The factory was one of more than 50 the city government forced to close last year. Early this year, the provincial government approved a budget of 150 million yuan to treat emissions. All the local highly polluting factories were given a stark choice - they could either close or they could improve their waste-recycling systems and update the old facilities to make them environmentally friendly.
In Lanzhou, 5 billion yuan was invested to tackle pollution from 2006 to 2010. A new gas heating system reduced the annual consumption of coal by 650,000 metric tons, almost entirely eradicating the use of the fuel in the downtown area. The airborne concentration of sulfur dioxide was reduced by 20 percent, as was the concentration of inhalable particulate matter. Nearly 70 small and medium-sized factories will be relocated to the suburbs by the end of this year and 13 other highly polluting factories will be closed. Within a year, coal-fired heating will be totally eradicated from the city center.
To meet national environmental protection standards, the provincial authorities have rebuilt or upgraded the facilities at 135 factories. Statistics from Gansu Environment Protection Department show that in 2012 sulfur dioxide emissions fell by 56,2000 tons and nitrogen oxide by 23,600 tons. The effect has been an increase in the number of blue-sky days.
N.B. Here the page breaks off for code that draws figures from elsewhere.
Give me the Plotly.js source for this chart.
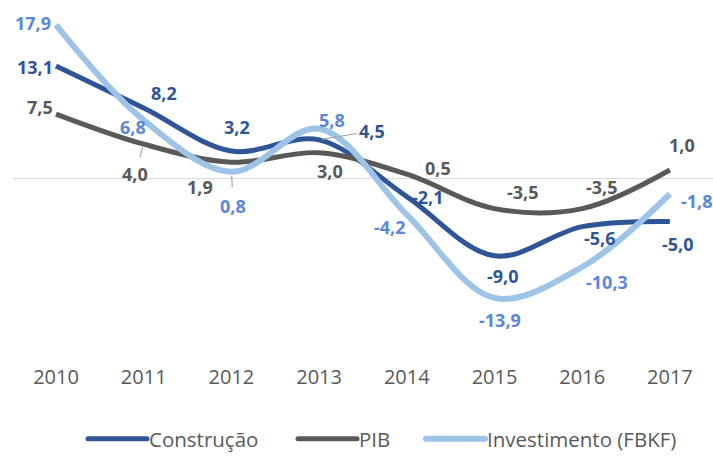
<!DOCTYPE html>
<html>
<head>
<meta charset="utf-8">
<script src="https://cdn.plot.ly/plotly-3.0.1.min.js"></script>
<style>html,body{margin:0;padding:0;background:#fff;}#chart{width:713px;height:459px;}</style>
</head>
<body>
<div id="chart"></div>
<script>
// ---- data ----
var years = ['2010','2011','2012','2013','2014','2015','2016','2017'];
var construcao = [13.1, 8.2, 3.2, 4.5, -2.1, -9.0, -5.6, -5.0];
var pib = [7.5, 4.0, 1.9, 3.0, 0.5, -3.5, -3.5, 1.0];
var investimento = [17.9, 6.8, 0.8, 5.8, -4.2, -13.9, -10.3, -1.8];
var seriesNames = ['Construção', 'PIB', 'Investimento (FBKF)'];

// ---- styles / label placement (pixel offsets from each point) ----
var lineColors = ['#2F5597', '#595959', '#9DC3E6'];
var labelColors = ['#2F5597', '#595959', '#5B87D7'];
var lineWidths = [5, 5, 6];
var offC = [[-21,1],[20,-15],[6,-24],[53,-9],[21,0],[8,20],[18,11],[8,23]];
var offP = [[-16,-7],[-9,30],[-31,25],[11,18],[31,-6],[28,-17],[20,-22],[12,-25]];
var offI = [[-23,-2],[-11,7],[2,34],[13,-9],[-17,12],[5,22],[25,15],[27,7]];
// leader lines: [series index, point index, standoff, startstandoff]
var leaders = [[0,3,3,1],[1,1,3,4],[2,2,4,5]];
// legend layout (page px): sample start for each item, sample length
var legendStarts = [88, 298, 426];
var legendSampleLen = 59;

var allSeries = [construcao, pib, investimento];
var allOffsets = [offC, offP, offI];

function fmt(v){ return v.toFixed(1).replace('.', ','); }

var traces = allSeries.map(function(vals, s){
  return {
    x: years, y: vals, name: seriesNames[s], type: 'scatter', mode: 'lines',
    line: {color: lineColors[s], width: lineWidths[s], shape: 'spline', smoothing: 1},
    hoverinfo: 'skip'
  };
});

var annotations = [];
allSeries.forEach(function(vals, s){
  vals.forEach(function(v, i){
    var lead = null;
    leaders.forEach(function(l){ if(l[0]===s && l[1]===i) lead = l; });
    annotations.push({
      x: i, y: v, xref: 'x', yref: 'y',
      text: '<b>' + fmt(v) + '</b>',
      showarrow: true,
      arrowhead: 0,
      arrowwidth: 1.2,
      arrowcolor: lead ? '#A6A6A6' : 'rgba(0,0,0,0)',
      standoff: lead ? lead[2] : 0,
      startstandoff: lead ? lead[3] : 0,
      ax: allOffsets[s][i][0], ay: allOffsets[s][i][1],
      font: {family: 'Open Sans', size: 18, color: labelColors[s]}
    });
  });
});

var layout = {
  width: 713, height: 459,
  margin: {l: 13, r: 0, t: 0, b: 93},
  paper_bgcolor: '#ffffff', plot_bgcolor: '#ffffff',
  showlegend: true,
  legend: {
    orientation: 'h', x: 0.534, xanchor: 'center', y: -0.21, yanchor: 'middle',
    font: {family: 'Open Sans', size: 20.5, color: '#595959'},
    bgcolor: 'rgba(0,0,0,0)',
    traceorder: 'normal'
  },
  xaxis: {
    type: 'category', range: [-0.4903, 7.4914],
    showgrid: false, zeroline: false, showline: false, ticks: '',
    tickfont: {family: 'Open Sans', size: 20, color: '#595959'},
    fixedrange: true
  },
  yaxis: {
    range: [-21.48, 20.79],
    showgrid: false, showticklabels: false, ticks: '', showline: false,
    zeroline: true, zerolinecolor: '#D9D9D9', zerolinewidth: 1.5,
    fixedrange: true
  },
  annotations: annotations
};

Plotly.newPlot('chart', traces, layout, {displayModeBar: false, staticPlot: true}).then(function(gd){
  // stretch legend samples like the reference
  var sb = gd.querySelector('.legend .scrollbox');
  if(sb) sb.removeAttribute('clip-path');
  var lg = gd.querySelector('.legend');
  if(lg) lg.removeAttribute('clip-path');
  var items = gd.querySelectorAll('.legend .traces');
  items.forEach(function(item, k){
    var path = item.querySelector('.legendlines path');
    var text = item.querySelector('text.legendtext');
    if(!path || !text) return;
    path.setAttribute('d', 'M5,0h' + legendSampleLen);
    path.style.strokeLinecap = 'round';
    text.setAttribute('x', 5 + legendSampleLen + 2);
    var r = path.getBoundingClientRect();
    var tr = item.getAttribute('transform') || '';
    var m = /translate\(\s*([-\d.]+)[ ,]+([-\d.]+)\s*\)/.exec(tr);
    var tx = m ? parseFloat(m[1]) : 0, ty = m ? parseFloat(m[2]) : 0;
    var dx = legendStarts[k] - r.left;
    item.setAttribute('transform', 'translate(' + (tx + dx) + ',' + ty + ')');
  });
});
</script>
</body>
</html>
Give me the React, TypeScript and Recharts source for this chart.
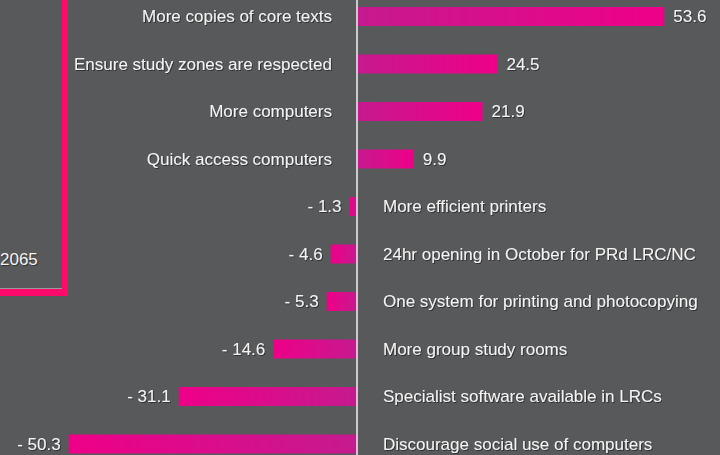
import React from 'react';
import { BarChart, Bar, XAxis, YAxis, Cell, LabelList, ReferenceLine } from 'recharts';

const categories = [
  'More copies of core texts',
  'Ensure study zones are respected',
  'More computers',
  'Quick access computers',
  'More efficient printers',
  '24hr opening in October for PRd LRC/NC',
  'One system for printing and photocopying',
  'More group study rooms',
  'Specialist software available in LRCs',
  'Discourage social use of computers',
];

const scores = [53.6, 24.5, 21.9, 9.9, -1.3, -4.6, -5.3, -14.6, -31.1, -50.3];

const boxLabel = '2065';

const data = categories.map((name, i) => ({ name, score: scores[i] }));

const BG = '#58595b';
const TEXT = '#f4f4f4';
const FONT = '"Liberation Sans", Arial, sans-serif';

// category text on the zero-line side, value just past the bar end
const RowLabel = (props: any) => {
  const { x, y, width, height, index } = props;
  const value = scores[index];
  const left = Math.min(x, x + width);
  const right = Math.max(x, x + width);
  const cy = y + height / 2;
  const zeroX = value >= 0 ? left : right;
  const endX = value >= 0 ? right : left;
  const valueText = value < 0 ? `- ${Math.abs(value).toFixed(1)}` : value.toFixed(1);
  return (
    <g filter="url(#txtShadow)" fontFamily={FONT} fontSize={17} fill={TEXT}>
      <text
        x={value >= 0 ? zeroX - 25 : zeroX + 26}
        y={cy}
        dy="0.35em"
        textAnchor={value >= 0 ? 'end' : 'start'}
      >
        {categories[index]}
      </text>
      <text
        x={value >= 0 ? endX + 9 : endX - 8}
        y={cy}
        dy="0.35em"
        textAnchor={value >= 0 ? 'start' : 'end'}
      >
        {valueText}
      </text>
    </g>
  );
};

const App: React.FC = () => {
  return (
    <div
      style={{
        position: 'absolute',
        left: 0,
        top: 0,
        width: 720,
        height: 455,
        overflow: 'hidden',
        background: BG,
      }}
    >
      {/* pink annotation box, cropped at the left */}
      <div
        style={{
          position: 'absolute',
          left: -20,
          top: -20,
          width: 82,
          height: 309,
          borderRight: '6px solid #ff0a6b',
          borderBottom: '7px solid #ff0a6b',
        }}
      >
        <div
          style={{
            position: 'absolute',
            left: 0,
            right: 0,
            bottom: 0,
            height: 1,
            background: '#9a9a9c',
          }}
        />
      </div>
      <div
        style={{
          position: 'absolute',
          left: 0,
          top: 250,
          fontFamily: FONT,
          fontSize: 17,
          color: TEXT,
          textShadow: '1px 1px 1px rgba(0,0,0,0.45)',
        }}
      >
        {boxLabel}
      </div>

      <div style={{ position: 'absolute', left: 0, top: -7 }}>
        <BarChart
          width={720}
          height={475}
          data={data}
          layout="vertical"
          margin={{ top: 0, right: 19, bottom: 0, left: 13 }}
        >
          <defs>
            <linearGradient id="gradPos" x1="0" y1="0" x2="1" y2="0">
              <stop offset="0%" stopColor="#c61a8f" />
              <stop offset="100%" stopColor="#ee0088" />
            </linearGradient>
            <linearGradient id="gradNeg" x1="0" y1="0" x2="1" y2="0">
              <stop offset="0%" stopColor="#ee0088" />
              <stop offset="100%" stopColor="#c61a8f" />
            </linearGradient>
            <filter id="txtShadow" x="-5%" y="-30%" width="110%" height="160%">
              <feDropShadow dx="1" dy="1" stdDeviation="0.6" floodColor="#000" floodOpacity="0.45" />
            </filter>
          </defs>
          <XAxis type="number" domain={[-60, 60]} hide />
          <YAxis type="category" dataKey="name" hide />
          <ReferenceLine x={0} stroke="#f2f2f2" strokeWidth={1.5} ifOverflow="extendDomain" />
          <Bar dataKey="score" barSize={19} isAnimationActive={false}>
            {data.map((d, i) => (
              <Cell key={i} fill={d.score >= 0 ? 'url(#gradPos)' : 'url(#gradNeg)'} />
            ))}
            <LabelList dataKey="score" content={<RowLabel />} />
          </Bar>
        </BarChart>
      </div>
    </div>
  );
};

export default App;
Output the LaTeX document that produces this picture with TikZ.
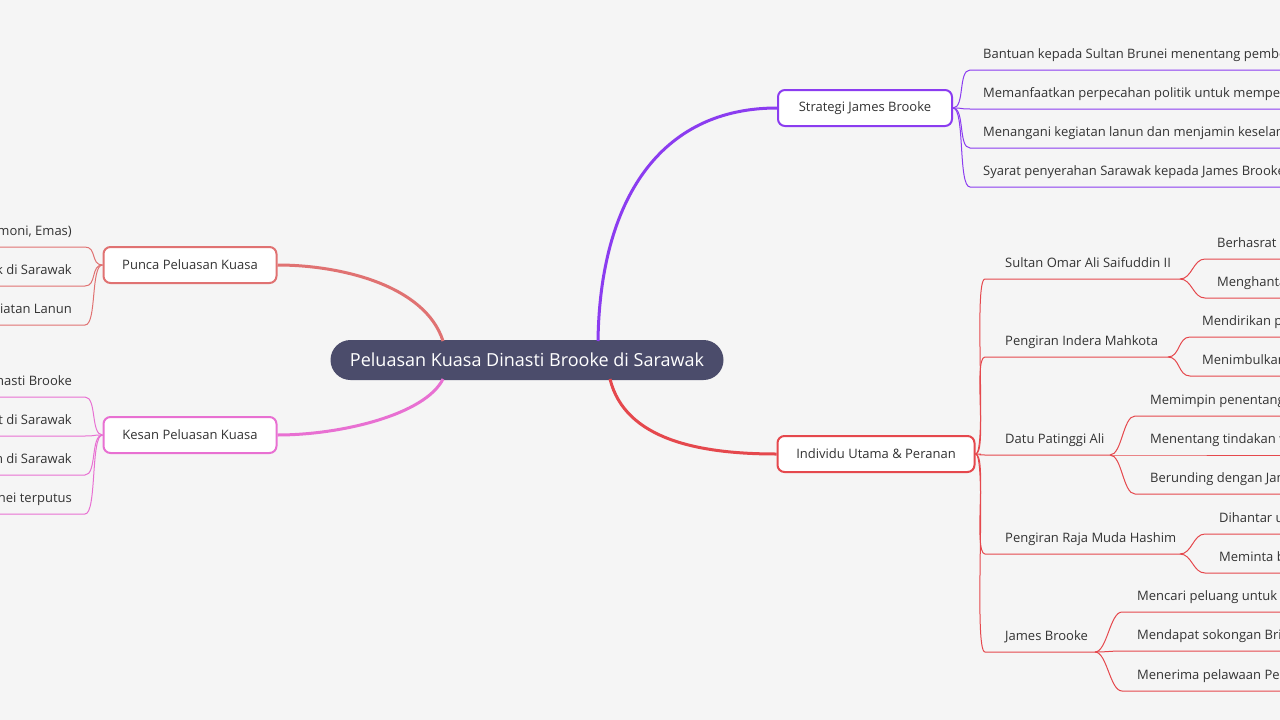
\documentclass[tikz,border=0pt]{standalone}
\usepackage{fontspec}
\setmainfont{Open Sans}
\definecolor{bgc}{HTML}{F5F5F5}
\definecolor{rootc}{HTML}{4B4C6B}
\definecolor{purc}{HTML}{8B3CF0}
\definecolor{redc}{HTML}{E5484D}
\definecolor{salc}{HTML}{E07272}
\definecolor{pinc}{HTML}{E870D2}
\definecolor{txtc}{HTML}{333333}
\tikzset{
  topic/.style = {shape=rectangle, rounded corners=7pt, draw=#1, line width=2pt, fill=white,
    minimum height=36pt, text=txtc, font=\fontsize{13}{15}\selectfont},
  leaf/.style = {anchor=base west, inner sep=0pt, text=txtc, font=\fontsize{13}{15}\selectfont},
  leafl/.style = {anchor=base east, inner sep=0pt, text=txtc, font=\fontsize{13}{15}\selectfont},
  link/.style = {draw=#1, line width=1pt},
  trunk/.style = {draw=#1, line width=3pt}
}
\newcommand\branch[5]{% colour, from, x0, y, x1
  \draw[link=#1] (#2) .. controls +(12,0) and (#3-12,#4) .. (#3,#4) -- (#5,#4);}
\begin{document}
\begin{tikzpicture}[x=1pt, y=-1pt]
  \fill[bgc] (0,0) rectangle (1280,720);
  \useasboundingbox (0,0) rectangle (1280,720);

  \node[fill=rootc, text=white, rounded corners=20pt, minimum width=393pt, minimum height=40pt,
    font=\fontsize{18}{20}\selectfont] (root) at (527,360) {Peluasan Kuasa Dinasti Brooke di Sarawak};

  \node[topic=purc, minimum width=174pt] (strat) at (865,108) {Strategi James Brooke};
  \node[topic=redc, minimum width=197pt] (indiv) at (876,454) {Individu Utama \& Peranan};
  \node[topic=salc, minimum width=173pt] (punca) at (190,265) {Punca Peluasan Kuasa};
  \node[topic=pinc, minimum width=173pt] (kesan) at (190,435) {Kesan Peluasan Kuasa};

  \coordinate (rtr) at (598,341);
  \coordinate (rbr) at (610,379);
  \coordinate (rtl) at (443,341);
  \coordinate (rbl) at (443,379);
  \draw[trunk=purc] (rtr) .. controls (600,200) and (660,108) .. (strat.west);
  \draw[trunk=redc] (rbr) .. controls (625,440) and (700,454) .. (indiv.west);
  \draw[trunk=salc] (rtl) .. controls (425,285) and (340,265) .. (punca.east);
  \draw[trunk=pinc] (rbl) .. controls (425,415) and (340,435) .. (kesan.east);

  % strategi
  \foreach \y/\t in {54/Bantuan kepada Sultan Brunei menentang pembe,
                     93/Memanfaatkan perpecahan politik untuk memper,
                     132/Menangani kegiatan lanun dan menjamin keselam,
                     171/Syarat penyerahan Sarawak kepada James Brooke} {
    \node[leaf] at (983,\y+4) {\t};
    \branch{purc}{strat.east}{970}{\y+16}{1280}
  }

  % individu
  \node[leaf] (sultan) at (1005,267) {Sultan Omar Ali Saifuddin II};
  \node[leaf] (indera) at (1005,345) {Pengiran Indera Mahkota};
  \node[leaf] (datu) at (1005,443) {Datu Patinggi Ali};
  \node[leaf] (hashim) at (1005,542) {Pengiran Raja Muda Hashim};
  \node[leaf] (james) at (1005,640) {James Brooke};
  \branch{redc}{indiv.east}{985}{279}{1180}
  \branch{redc}{indiv.east}{985}{357}{1168}
  \branch{redc}{indiv.east}{985}{455}{1110}
  \branch{redc}{indiv.east}{985}{554}{1180}
  \branch{redc}{indiv.east}{985}{652}{1095}

  \foreach \y/\t in {243/Berhasrat n, 282/Menghanta} {
    \node[leaf] at (1217,\y+4) {\t};
    \branch{redc}{1180,279}{1205}{\y+16}{1280}
  }
  \foreach \y/\t in {321/Mendirikan p, 360/Menimbulkan} {
    \node[leaf] at (1202,\y+4) {\t};
    \branch{redc}{1168,357}{1190}{\y+16}{1280}
  }
  \foreach \y/\t in {400/Memimpin penentang, 439/Menentang tindakan w, 478/Berunding dengan Jam} {
    \node[leaf] at (1150,\y+4) {\t};
    \branch{redc}{1110,455}{1135}{\y+16}{1280}
  }
  \foreach \y/\t in {518/Dihantar u, 557/Meminta b} {
    \node[leaf] at (1219,\y+4) {\t};
    \branch{redc}{1180,554}{1205}{\y+16}{1280}
  }
  \foreach \y/\t in {596/Mencari peluang untuk m, 635/Mendapat sokongan Brit, 675/Menerima pelawaan Per} {
    \node[leaf] at (1137,\y+4) {\t};
    \branch{redc}{1095,652}{1122}{\y+16}{1280}
  }

  % punca and kesan
  \foreach \y/\t in {231/moni{,} Emas), 270/k di Sarawak, 309/giatan Lanun} {
    \node[leafl] at (72,\y+4) {\t};
    \draw[link=salc] (punca.west) .. controls +(-12,0) and (97,\y+16) .. (85,\y+16) -- (0,\y+16);
  }
  \foreach \y/\t in {381/nasti Brooke, 420/t di Sarawak, 459/n di Sarawak, 498/nei terputus} {
    \node[leafl] at (72,\y+4) {\t};
    \draw[link=pinc] (kesan.west) .. controls +(-12,0) and (97,\y+16) .. (85,\y+16) -- (0,\y+16);
  }
\end{tikzpicture}
\end{document}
Compared with 2011, the five Gansu cities under special supervision recorded a higher number of days with good air quality in 2012. Baiyin registered 41 extra blue-sky days, while Jiayuguan saw an extra 86.
The moves to improve the quality of the air are having a positive effect and the locals realize the process will be long and arduous, but ultimately worthwhile.
"There used to be a saying: 'If you stay in Baiyin for three years, your teeth will no longer be strong enough to eat beans," said the former metals worker Zhao, "I really hope that saying will be thrown into the dustbin of history before I die."